Facility Access and Signs

  • Directional signs to accessible parking, exterior and routes, and entrances are in place.
  • Check the overall layout of the voting area.  Is there enough clearance for wheelchair users (and others) to maneuver throughout the voting area and up to voting stations or accessible voting machines.? If needed, move furniture, tables, and chairs. 
  • Make sure wheelchairs can maneuver through doorways . Common barriers include thick mats or rugs and trash cans or easels holding signs in the clear floor space.
  • Accessible route both outside and inside are free of barriers.
  • Supplies such as poster paper, thick markers, rulers, and tape are available for making impromptu signs.
  • Duct tape.

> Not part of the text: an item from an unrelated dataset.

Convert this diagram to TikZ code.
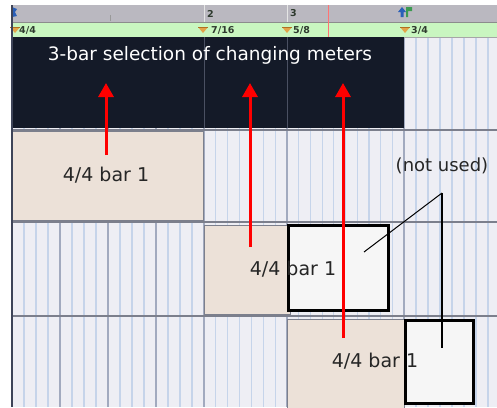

Duct tape can be used to anchor electrical cords, secure signs, keep rugs from slipping, and cover frayed edges that may pose a tripping hazard. Duct tape may also be used to cover the plunger on exterior doors to ensure that they do not lock during voting hours.
  • Extra rubber doorstops for propping doors open, as needed.

Accessible Voting Equipment

  • Make sure accessible voting equipment is turned on and in working order. A test vote is recommended
  • Headphones and any other assistive technology is turned on and in working order.
  • There are poll workers present throughout the day who know how to use accessible voting equipment.

and Voting Instructions

  • Printed voting instructions are available in large type. Magnifying glasses may be on hand in case one is requested, but a magnifying glass should NOT be a substitute for large print.
  • Grips are available to make pens easier to grasp.
  • Signature guides, electronic signatures, and/or stamps are available for people who are blind, low vision, or have other conditions that affect their ability to provide signatures.

Effective Communication

  • Poll workers are prepared to read ballot information when needed.
  • Pen and paper are on-hand for written communication with deaf voters. Having a tablet available for communication may also be helpful.
  • Common statements and questions printed or clearly written available. Example: "Is your address correct?","Please sign the roster.", "Do you have any questions?" (Recommended by the National Association of the Deaf)
  • Poll workers who may be answering the phone are aware of Relay calls and know to accept these calls.